Pratap Mehta, Associate Professor of Government and of Social Studies at Harvard University. His specializations include, political philosophy, the history of political thought and contemporary Indian Politics. He is currently co-directing a project that will involve a major survey of India's public institutions. His articles on India have appeared in numerous journals. He is the author of Consolations of Modernity.

Veronica Montencinos, Associate Professor of Sociology at Penn State University, McKeesport Campus, USA. She is currently working on the education of foreign economists in the United States. She is the author of Economists, Politics and the State in Chile, 1958-1994, and co-author of "The Privatization of Social Security and Women's Welfare: Gender Effects of the Chilean Reform."

Abdul Raufu Mustapha, Lecturer in African Politics at Queen Elizabeth House, Oxford University, UK. His research interests and publications are in the fields of rural sociology, structural adjustment and livelihood strategies, democratization and the military, with a special focus on Nigeria and Africa. He is the author of a forthcoming book entitled Peasant Politics and Democratization in Nigeria.

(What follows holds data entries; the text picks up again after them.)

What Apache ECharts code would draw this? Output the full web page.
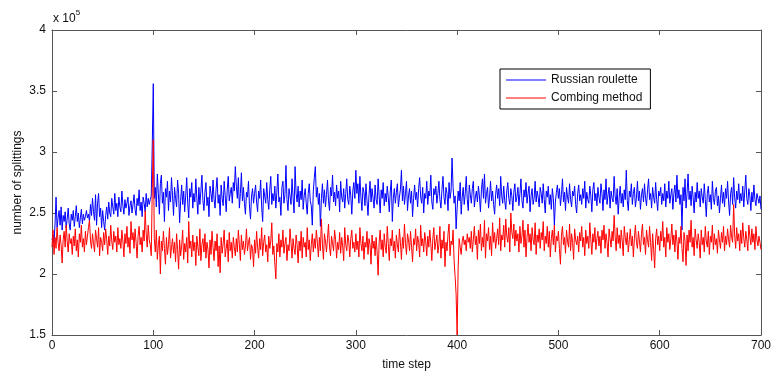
<!DOCTYPE html>
<html>
<head>
<meta charset="utf-8">
<script src="https://cdn.jsdelivr.net/npm/echarts@6/dist/echarts.min.js"></script>
<style>
html,body{margin:0;padding:0;background:#fff;}
#c{width:774px;height:376px;}
</style>
</head>
<body>
<div id="c"></div>
<script>
// values in units of 10^3 (e.g. 263 = 2.63 x 10^5), time steps 0..700
var xTicks = [0, 100, 200, 300, 400, 500, 600, 700];
var yTicks = [1.5, 2, 2.5, 3, 3.5, 4];
var seriesNames = ["Russian roulette", "Combing method"];

var russianRoulette = [].concat(
[228,232,226,241,263,238,246,252,240,255,236,248,243,251,238,245,254,241,236,249],
[244,252,239,247,256,243,250,238,246,253,241,249,244,247,252,246,249,243,257,248],
[262,251,244,265,240,258,266,247,254,238,252,243,236,248,255,245,259,250,247,262],
[255,249,266,252,258,247,263,255,251,268,256,249,261,254,258,263,248,256,260,250],
[257,265,253,248,262,256,269,252,259,247,263,258,251,266,255,262,257,261,264,306],
[356],
[262,271,255,282,266,249,274,281,258,267,243,270,263,276,252,268,259,279,264],
[248,271,262,255,277,266,242,260,273,257,268,251,264,279,258,246,270,263,275,254],
[266,259,278,262,249,271,257,268,281,260,252,267,275,256,263,247,272,266,259,277],
[261,254,270,279,258,265,248,273,262,256,276,264,251,269,280,260,266,271,258,275],
[268,288,272,262,279,254,266,283,260,271,258,249,267,263,276,255,245,264,270,258],
[266,273,259,251,268,262,277,255,243,270,264,258,275,261,253,269,280,257,266,260],
[272,254,267,282,259,263,248,271,276,258,265,289,261,252,270,264,257,278,263,250],
[288,266,259,272,255,268,261,277,253,264,270,258,249,266,274,260,256,240,268,279],
[288,263,271,257,266,239,262,274,258,269,255,265,277,260,252,271,264,281,259,267],
[256,273,262,268,251,276,263,259,270,254,266,278,261,257,272,264,249,268,275,262],
[285,266,274,258,280,263,252,271,267,256,274,260,248,265,276,259,270,262,254,273],
[261,257,278,264,250,269,262,275,256,266,259,272,263,251,268,277,243,262,270,258],
[267,274,255,263,269,285,260,272,257,266,276,252,264,270,258,268,247,262,273,261],
[267,255,270,279,263,258,271,250,266,262,276,257,268,264,281,259,253,270,265,272],
[258,266,276,261,254,269,280,263,257,271,266,252,275,262,268,295,271,258,264,237],
[254,268,260,275,249,263,271,257,266,280,261,252,273,265,258,270,276,255,263,268],
[259,272,264,251,269,278,262,282,258,266,271,254,263,276,260,268,257,249,265,273],
[262,270,256,280,264,258,272,260,253,268,275,262,257,270,264,252,267,274,259,263],
[271,256,266,278,260,254,269,263,275,258,266,272,251,264,270,257,262,276,259,268],
[263,255,271,266,258,274,261,250,268,263,272,257,265,253,270,262,240,259,267,273],
[262,270,256,265,278,259,267,252,271,263,258,274,261,255,268,264,272,257,250,266],
[273,260,265,257,270,262,276,254,267,261,258,272,264,251,269,275,260,266,256,271],
[263,258,274,266,252,269,261,278,257,265,271,254,268,262,259,280,264,257,270,249],
[263,272,258,266,255,269,261,285,260,252,268,263,274,257,266,271,255,262,276,260],
[268,253,265,270,259,274,262,256,269,278,261,266,254,271,263,258,275,261,252,268],
[264,271,257,266,260,274,255,268,262,276,258,265,270,253,266,273,259,281,262,269],
[257,265,236,271,260,278,254,266,282,261,268,256,272,263,250,267,259,275,262,268],
[255,270,263,258,274,261,247,266,272,259,265,253,276,262,257,268,271,256,264,250],
[262,273,258,267,255,270,262,276,259,248,266,271,257,279,263,254,268,261,274,258],
[266,260,272,255,268,281,262,257,270,264,252,267,259,273,261,256,266,262,258,264,253]
);

var combingMethod = [].concat(
[222,236,216,230,221,238,226,219,232,224,209,228,235,222,240,227,218,233,225,229],
[216,231,223,237,219,228,214,233,226,240,222,229,218,235,224,231,238,244,227,221],
[233,225,218,236,229,222,238,215,230,226,219,234,224,237,228,216,231,223,240,227],
[220,235,226,231,218,238,224,229,221,236,227,214,233,225,239,222,230,217,243,228],
[234,221,237,226,213,231,239,224,230,218,236,227,252,233,222,240,228,224,215,270],
[310],
[229,218,236,212,224,231,200,227,219,235,221,208,230,216,224,238,213,222,229],
[217,226,210,233,220,204,228,215,223,236,212,225,218,230,209,243,221,227,214,232],
[219,226,207,231,222,215,237,211,224,229,218,233,213,226,220,205,228,216,235,222],
[211,227,219,233,206,223,201,230,217,225,236,214,221,228,210,234,219,226,213,230],
[222,215,229,218,236,224,211,232,220,227,216,223,237,219,226,230,212,224,221,206],
[228,217,235,222,213,229,220,238,215,226,232,218,224,210,231,221,227,242,216,223],
[209,196,225,218,233,214,228,222,236,217,225,230,211,224,219,237,226,213,229,221],
[216,232,224,209,227,219,235,213,230,222,226,214,238,220,228,211,224,233,218,229],
[221,236,226,214,230,219,245,224,212,233,227,218,229,241,222,215,231,225,219,236],
[228,213,226,220,234,217,230,223,211,238,224,219,232,227,214,229,236,221,226,218],
[233,220,227,214,238,225,219,231,212,226,222,235,216,229,224,208,232,221,227,215],
[230,218,199,226,236,220,228,214,233,222,217,239,225,211,229,223,236,219,227,213],
[232,224,218,237,226,212,230,221,241,225,216,233,228,219,235,222,210,229,224,237],
[219,231,226,214,240,223,229,218,234,227,215,231,222,236,225,211,229,238,220,226],
[232,217,224,239,213,228,221,235,206,226,219,233,241,215,227,224,236,211,198,183],
[150],
[205,229,222,216,227,231,224,228,219,233,226,230,221,235,218,228,239,224,231],
[212,236,225,241,219,230,222,244,213,233,227,238,220,231,215,242,226,234,221,229],
[237,224,246,219,232,228,240,222,245,231,226,238,218,250,234,229,241,223,236,227],
[233,218,239,225,231,244,222,236,214,230,241,226,233,219,238,228,224,242,216,232],
[226,237,221,234,228,243,219,231,225,239,222,235,214,229,236,224,240,218,231,227],
[235,221,208,232,239,224,230,217,236,227,222,241,219,233,226,212,237,228,224,231],
[218,234,227,239,222,230,215,236,225,231,221,242,228,216,233,226,238,220,229,235],
[223,231,217,236,228,240,221,233,226,214,237,229,222,235,227,248,231,219,238,225],
[232,221,236,227,215,239,230,224,234,218,228,237,223,231,214,229,240,226,221,235],
[227,218,233,241,224,230,216,236,228,222,239,226,211,233,220,205,229,237,224,231],
[219,235,227,243,222,230,214,238,226,233,220,229,241,224,232,218,236,227,212,230],
[225,239,221,210,234,227,207,232,219,236,226,244,222,230,215,237,228,221,233,226],
[213,236,224,230,218,239,227,222,235,216,231,226,240,220,233,224,229,217,236,228],
[221,234,226,239,219,231,224,237,228,222,240,230,226,257,232,221,238,227,233,219],
[236,225,242,229,222,235,228,219,240,231,224,237,226,233,220,239,228,223,231,226,220]
);

function toPoints(arr){ return arr.map(function(v,i){ return [i, v/100]; }); }

var FONT = '"Liberation Sans", Arial, sans-serif';
var axisCol = '#555';
var chart = echarts.init(document.getElementById('c'), null, {renderer:'canvas'});
chart.setOption({
  animation: false,
  backgroundColor: '#fff',
  grid: {left: 52, right: 12, top: 30, bottom: 40, show: false},
  legend: {
    data: seriesNames,
    left: 500, top: 69,
    orient: 'vertical',
    icon: 'rect',
    itemWidth: 40, itemHeight: 1,
    itemGap: 6,
    padding: [5, 8, 5, 6],
    borderColor: '#000', borderWidth: 1,
    backgroundColor: '#fff',
    textStyle: {fontFamily: FONT, fontSize: 12, color: '#111'}
  },
  xAxis: [{
    type: 'value', min: xTicks[0], max: xTicks[xTicks.length-1], interval: 100,
    position: 'bottom',
    name: 'time step', nameLocation: 'middle', nameGap: 24,
    nameTextStyle: {fontFamily: FONT, fontSize: 12, color: '#111'},
    axisLine: {show: true, onZero: false, lineStyle: {color: axisCol, width: 1}},
    axisTick: {show: true, inside: true, length: 5, lineStyle: {color: axisCol}},
    axisLabel: {fontFamily: FONT, fontSize: 12, color: '#111', margin: 5},
    splitLine: {show: false}
  }, {
    type: 'value', min: xTicks[0], max: xTicks[xTicks.length-1], interval: 100,
    position: 'top',
    axisLine: {show: true, onZero: false, lineStyle: {color: axisCol, width: 1}},
    axisTick: {show: true, inside: true, length: 5, lineStyle: {color: axisCol}},
    axisLabel: {show: false},
    splitLine: {show: false}
  }],
  yAxis: [{
    type: 'value', min: 1.5, max: 4, interval: 0.5,
    position: 'left',
    name: 'number of splittings', nameLocation: 'middle', nameGap: 28, nameRotate: 90,
    nameMoveOverlap: false,
    nameTextStyle: {fontFamily: FONT, fontSize: 12, color: '#111'},
    axisLine: {show: true, onZero: false, lineStyle: {color: axisCol, width: 1}},
    axisTick: {show: true, inside: true, length: 5, lineStyle: {color: axisCol}},
    axisLabel: {fontFamily: FONT, fontSize: 12, color: '#111', margin: 6,
      formatter: function(v){ return yTicks.indexOf(v) >= 0 ? String(v) : ''; }},
    splitLine: {show: false}
  }, {
    type: 'value', min: 1.5, max: 4, interval: 0.5,
    position: 'right',
    axisLine: {show: true, onZero: false, lineStyle: {color: axisCol, width: 1}},
    axisTick: {show: true, inside: true, length: 5, lineStyle: {color: axisCol}},
    axisLabel: {show: false},
    splitLine: {show: false}
  }],
  graphic: [{
    type: 'text', left: 53, top: 9,
    style: {
      text: '{a|x 10}{b|5}',
      rich: {
        a: {fontFamily: FONT, fontSize: 12, fill: '#111', verticalAlign: 'bottom'},
        b: {fontFamily: FONT, fontSize: 8, fill: '#111', verticalAlign: 'top', padding: [0,0,8,0]}
      }
    }
  }],
  series: [{
    name: seriesNames[0], type: 'line', xAxisIndex: 0, yAxisIndex: 0,
    data: toPoints(russianRoulette), showSymbol: false, symbol: 'none',
    lineStyle: {color: '#0000ff', width: 1}, itemStyle: {color: '#0000ff'},
    z: 2
  }, {
    name: seriesNames[1], type: 'line', xAxisIndex: 0, yAxisIndex: 0,
    data: toPoints(combingMethod), showSymbol: false, symbol: 'none',
    lineStyle: {color: '#ff0000', width: 1}, itemStyle: {color: '#ff0000'},
    z: 3
  }]
});
</script>
</body>
</html>
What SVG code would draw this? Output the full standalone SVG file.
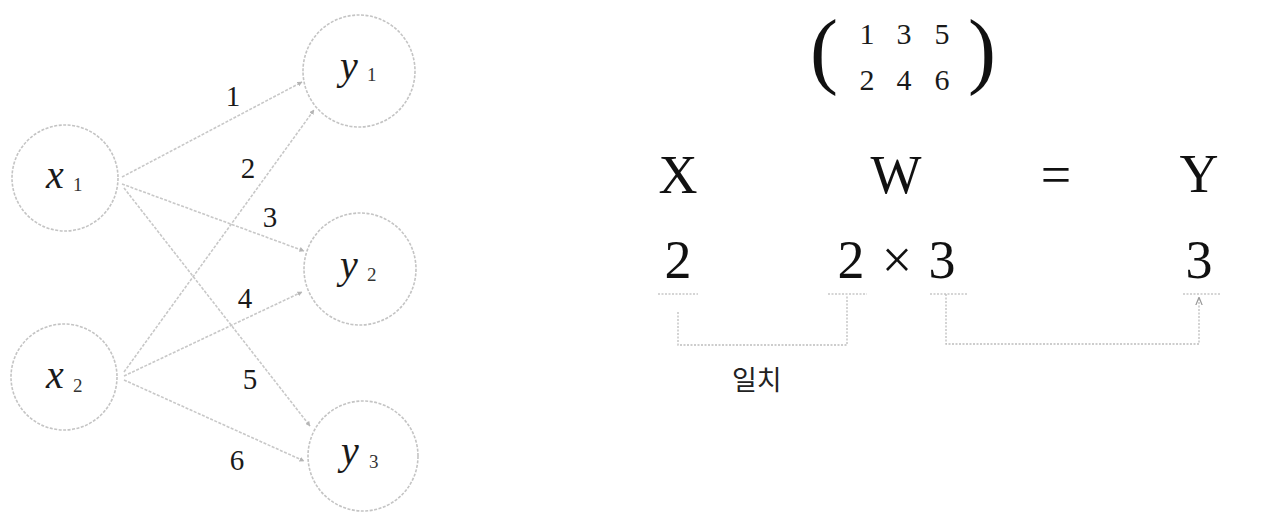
<svg xmlns="http://www.w3.org/2000/svg" width="1266" height="529" viewBox="0 0 1266 529">
<defs>
<style>
.node{fill:none;stroke:#c4c4c4;stroke-width:1.6;stroke-dasharray:3 1.5}
.edge{fill:none;stroke:#c8c8c8;stroke-width:1.6;stroke-dasharray:3 1.5}
.br{fill:none;stroke:#bdbdbd;stroke-width:1.3;stroke-dasharray:2 1.5}
.dash{fill:none;stroke:#c8c8c8;stroke-width:1.3;stroke-dasharray:2 1.5}
.var{font-family:"Liberation Serif",serif;font-style:italic;font-size:40px;fill:#1a1a1a}
.sub{font-family:"Liberation Serif",serif;font-size:19px;fill:#333}
.w{font-family:"Liberation Serif",serif;font-size:29px;fill:#1a1a1a;text-anchor:middle}
.big{font-family:"Liberation Serif",serif;font-size:54px;fill:#111;text-anchor:middle}
.mat{font-family:"Liberation Serif",serif;font-size:30px;fill:#1a1a1a;text-anchor:middle}
.par{font-family:"Liberation Serif",serif;font-size:84px;fill:#111;text-anchor:middle}
.kr{font-family:"Noto Sans CJK KR","Noto Sans",sans-serif;font-size:27px;fill:#222}
</style>
<marker id="ah" viewBox="0 0 10 10" refX="9" refY="5" markerWidth="5" markerHeight="5" orient="auto-start-reverse" markerUnits="userSpaceOnUse">
<path d="M0,0 L10,5 L0,10 z" fill="#b5b5b5"/>
</marker>
<marker id="ah2" viewBox="0 0 10 10" refX="9" refY="5" markerWidth="8" markerHeight="8" orient="auto" markerUnits="userSpaceOnUse">
<path d="M0,1 L10,5 L0,9" fill="none" stroke="#999" stroke-width="1.5"/>
</marker>
</defs>
<rect width="1266" height="529" fill="#ffffff"/>

<g id="connectors">
<line class="edge" x1="122" y1="177" x2="302" y2="82" marker-end="url(#ah)"/>
<line class="edge" x1="122" y1="184" x2="304" y2="251" marker-end="url(#ah)"/>
<line class="edge" x1="124" y1="188" x2="310" y2="426" marker-end="url(#ah)"/>
<line class="edge" x1="124" y1="372" x2="314" y2="110" marker-end="url(#ah)"/>
<line class="edge" x1="124" y1="376" x2="302" y2="292" marker-end="url(#ah)"/>
<line class="edge" x1="124" y1="380" x2="304" y2="461" marker-end="url(#ah)"/>
</g>

<g id="weights">
<text class="w" x="233" y="106">1</text>
<text class="w" x="248" y="178">2</text>
<text class="w" x="270" y="227">3</text>
<text class="w" x="245" y="308">4</text>
<text class="w" x="250" y="389">5</text>
<text class="w" x="237" y="470">6</text>
</g>

<g id="node-x1">
<circle class="node" cx="65" cy="178" r="53"/>
<text class="var" x="46" y="188">x</text><text class="sub" x="73" y="191">1</text>
</g>
<g id="node-x2">
<circle class="node" cx="64" cy="377" r="53"/>
<text class="var" x="46" y="388">x</text><text class="sub" x="73" y="392">2</text>
</g>
<g id="node-y1">
<circle class="node" cx="359" cy="71" r="56"/>
<text class="var" x="340" y="79">y</text><text class="sub" x="367" y="81">1</text>
</g>
<g id="node-y2">
<circle class="node" cx="360" cy="269" r="56"/>
<text class="var" x="340" y="278">y</text><text class="sub" x="367" y="281">2</text>
</g>
<g id="node-y3">
<circle class="node" cx="363" cy="456" r="55"/>
<text class="var" x="341" y="464">y</text><text class="sub" x="369" y="468">3</text>
</g>

<g id="matrix">
<text class="par" x="824" y="78">(</text>
<text class="par" x="982" y="78">)</text>
<text class="mat" x="867" y="44">1</text>
<text class="mat" x="904" y="44">3</text>
<text class="mat" x="942" y="44">5</text>
<text class="mat" x="867" y="90">2</text>
<text class="mat" x="904" y="90">4</text>
<text class="mat" x="942" y="90">6</text>
</g>

<g id="equation">
<text class="big" x="678" y="193">X</text>
<text class="big" x="896" y="193">W</text>
<text class="big" x="1056" y="193">=</text>
<text class="big" x="1199" y="192">Y</text>
<text class="big" x="678" y="278">2</text>
<text class="big" x="851" y="278">2</text>
<text class="big" x="897" y="278">×</text>
<text class="big" x="942" y="278">3</text>
<text class="big" x="1199" y="278">3</text>
</g>

<g id="brackets">
<line class="dash" x1="658" y1="294" x2="698" y2="294"/>
<line class="dash" x1="828" y1="294" x2="867" y2="294"/>
<line class="dash" x1="930" y1="294" x2="968" y2="294"/>
<line class="dash" x1="1183" y1="294" x2="1220" y2="294"/>
<polyline class="br" points="678,312 678,345 847,345 847,295"/>
<polyline class="br" points="946,294 946,344 1199,344 1199,298" marker-end="url(#ah2)"/>
<text class="kr" x="732" y="390">일치</text>
</g>
</svg>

Toshihiro Nakamura, Research Assistant at UNRISD for the project on "Technocratic Policy Making and Democratization". He holds a Bachelor's degree in law from Kyoto University, Japan and a Master's degree in comparative politics from London School of Economics and Political Science, UK. He contributed to the chapter on "fragile democracies" in the UNRISD report Visible Hands: Taking Responsibility for Social Development and is currently working on a manuscript on the declining technocratic governance in Japan.

Robert O'Brien, Assistant Professor in the Department of Political Science and member of the Institute on Globalization and the Human Condition at McMaster University, Canada. He specializes in international political economy and international relations. He recently co-authored Contesting Global Governance: Multilateral Economic Institutions.

Doh C Shin, Endowed Chair and Professor of Korean studies at the University of Missouri, Columbia, USA. His research work includes problems of the third-wave of democratization, the cultural dynamics of Korean democratization, and the Korean economic crisis. He is the author of Mass Politics and Culture in Democratizing Korea and a co-editor of Institutional Reform and Democratization in Korea.

Patricio Silva, Lecturer of Political Sociology at the Institute of Social and Cultural Studies, Leiden University, The Netherlands. He is the author of numerous articles on technocratic ascendancy in Latin America. He is currently working on a book on technocratic projects in Chile since the 1920s. He is co-editor of Designers of Development: Intellectuals and Technocrats in the Third World and The Politics of Expertise in Latin America.

Ole Therkildsen, Senior Research Fellow, at the Centre for Development Research, Copenhagen. His current research interests include public sector reform, service provision and taxation. He is co-editor of Service Provision under Stress in East Africa: The State, NGOs and People's Organisations in Kenya, Tanzania and Uganda, and author of "Public sector reform in a poor aid-dependent country, Tanzania."